Now, these terms are important because colleges and universities respond to “demonstrated need” in different ways.

"Need-aware" schools factor in your financial need during admissions. They might reject students who can't afford their cost of attendance if the school knows that it can't meet the student’s financial need. At “need-aware” schools, your income may affect your admissions outcomes. Most schools fall into this category.

On the other hand, "need-blind" schools don't consider financial need at all during admissions. At “need-blind” schools, your income won’t affect whether or not you should be admitted. But remember, some of these schools may still be need-aware for international applicants. Be sure to read the school’s policies closely on their admissions page.

Lastly, there are schools that "meet full demonstrated need." These schools commit to covering the full difference between a student’s EFC and their total cost of attendance. They usually do this through a mix of scholarships and loans, with scholarships often making up most of the aid.

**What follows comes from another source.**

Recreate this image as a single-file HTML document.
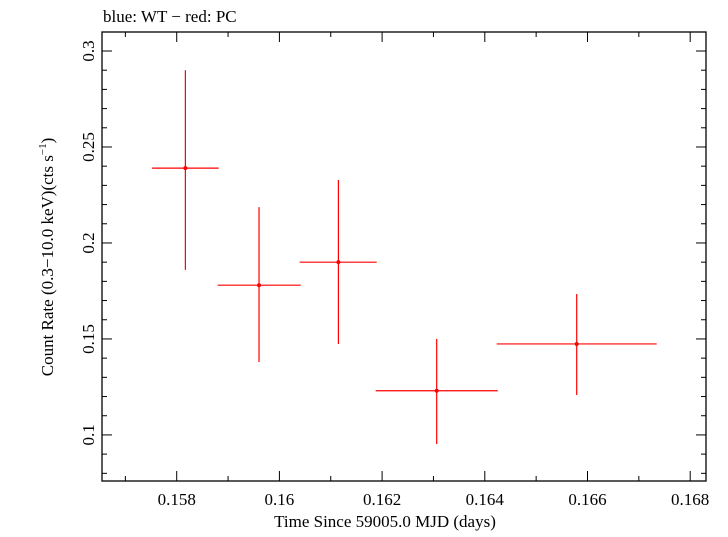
<!DOCTYPE html>
<html><head><meta charset="utf-8"><style>
body{margin:0;background:#fff;}
svg text{font-family:"Liberation Serif",serif;fill:#000;}
</style></head><body>
<svg id="chart" width="728" height="532" xmlns="http://www.w3.org/2000/svg">
<text x="103" y="22" font-size="17">blue: WT − red: PC</text>
<g id="axes"></g>
<g id="marks"></g>
<text x="385" y="527" font-size="17" text-anchor="middle">Time Since 59005.0 MJD (days)</text>
<text transform="translate(53,257) rotate(-90)" font-size="17" text-anchor="middle">Count Rate (0.3−10.0 keV)(cts s<tspan font-size="11" dy="-7">−1</tspan><tspan dy="7">)</tspan></text>
</svg>
<script>
const xVals=[0.158169,0.159603,0.161149,0.163063,0.165790];
const xLo=[0.157519,0.158798,0.160395,0.161875,0.164232];
const xHi=[0.158818,0.160415,0.161895,0.164251,0.167348];
const yVals=[0.239,0.178,0.190,0.123,0.1474];
const yLo=[0.186,0.138,0.1474,0.0953,0.1208];
const yHi=[0.290,0.2187,0.2328,0.150,0.1734];
const xTicks=[0.158,0.160,0.162,0.164,0.166,0.168];
const xTickLabels=["0.158","0.16","0.162","0.164","0.166","0.168"];
const yTicks=[0.1,0.15,0.2,0.25,0.3];
const yTickLabels=["0.1","0.15","0.2","0.25","0.3"];
const L=102,R=706,T=32,B=481;
const xMin=0.156545,xMax=0.168308,yMin=0.076,yMax=0.3099;
const sx=v=>L+(v-xMin)/(xMax-xMin)*(R-L);
const sy=v=>B-(v-yMin)/(yMax-yMin)*(B-T);
const NS="http://www.w3.org/2000/svg";
function mk(tag,attrs,parent){const e=document.createElementNS(NS,tag);for(const k in attrs)e.setAttribute(k,attrs[k]);parent.appendChild(e);return e;}
const ax=document.getElementById('axes'),mg=document.getElementById('marks');
const frame=mk('rect',{x:L,y:T,width:R-L,height:B-T,fill:'none',stroke:'#000','stroke-width':1.3},ax);


for(let i=157;i<=168;i++){const v=i/1000;const x=sx(v);const len=(i%2===0)?10:5;
 mk('line',{x1:x,y1:B,x2:x,y2:B-len,stroke:'#000'},ax);
 mk('line',{x1:x,y1:T,x2:x,y2:T+len,stroke:'#000'},ax);}
for(let i=8;i<=30;i++){const v=i/100;const y=sy(v);const len=(i%5===0)?10:5;
 mk('line',{x1:L,y1:y,x2:L+len,y2:y,stroke:'#000'},ax);
 mk('line',{x1:R,y1:y,x2:R-len,y2:y,stroke:'#000'},ax);}
xTicks.forEach((v,i)=>{const t=mk('text',{x:sx(v),y:505,'font-size':17,'text-anchor':'middle'},ax);t.textContent=xTickLabels[i];
 
 });
yTicks.forEach((v,i)=>{const t=mk('text',{transform:`translate(94,${sy(v)}) rotate(-90)`,'font-size':17,'text-anchor':'middle'},ax);t.textContent=yTickLabels[i];
 
 });
xVals.forEach((v,i)=>{const g=mk('g',{},mg);
 
 
 mk('line',{x1:sx(xLo[i]),y1:sy(yVals[i]),x2:sx(xHi[i]),y2:sy(yVals[i]),stroke:'#f00','stroke-width':1.2},g);
 mk('line',{x1:sx(v),y1:sy(yLo[i]),x2:sx(v),y2:sy(yHi[i]),stroke:'#f00','stroke-width':1.2},g);
 mk('circle',{cx:sx(v),cy:sy(yVals[i]),r:2,fill:'#f00'},g);});
</script>
</body></html>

How Financial Need May Affect Admissions

So income (or, more specifically, the ability to pay for college versus needing financial aid to pay), can definitely affect your admissions chances.

Because most colleges are so expensive, many families rely on financial aid to make it possible. Understanding how your income could influence your college admissions process is really important as you’re building your college list.

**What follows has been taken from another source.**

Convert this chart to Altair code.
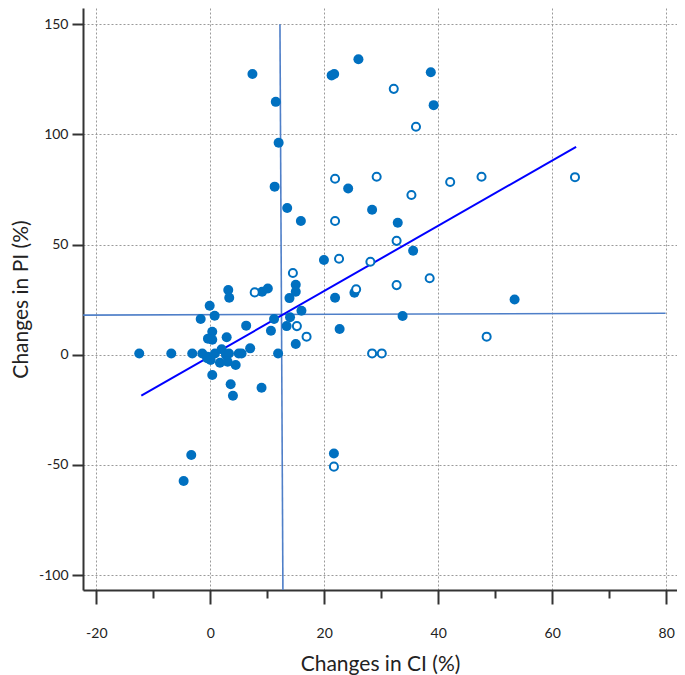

Need-aware schools are need-aware because they see students who require a lot of financial aid as a potential risk. Especially if the college itself is having financial problems, the admissions office might worry about admitting too many students who need significant aid. If they admit too many, they may not be able to meet everyone's needs. As grim as it may sound, students who can pay full price tend to be a safer bet financially.

On the other hand, need-blind schools are committed to admitting the best students, regardless of their ability to pay. Need-blind schools, especially ones that meet full demonstrated need, are harder to find. That’s because they have to be really financially stable institutions. And not only are they harder to find, they also tend to have lower acceptance rates to begin with!

So that’s the reality. Is it fair? Absolutely not. But with this information in mind, you can be smart about which schools you apply to.

Building Your Strategy

If you’re relying on scholarships or loans to attend college, you should be aware of these terms and find schools that have strong need-based and merit-based financial aid awards. Applying to need-aware schools is okay, but make sure you balance your list with need-blind schools and those that meet full demonstrated need.

There are lots of colleges that are committed to supporting all students, regardless of their financial background. And at these schools, there are scholarships and financial aid programs specifically targeted at helping students with low EFCs.

So if you can’t pay for college out-of-pocket (like the vast majority of students!), you’ll still have lots of great options. You’ll just need to keep financial aid considerations in mind as you search for and apply to colleges.


Income can potentially influence the college admissions process, with some need-aware schools possibly favoring students who can afford full tuition. Don't let this discourage you from applying, but also be sure to apply to need-blind schools, too. Understanding financial aid terms and policies can help you build a strategic list.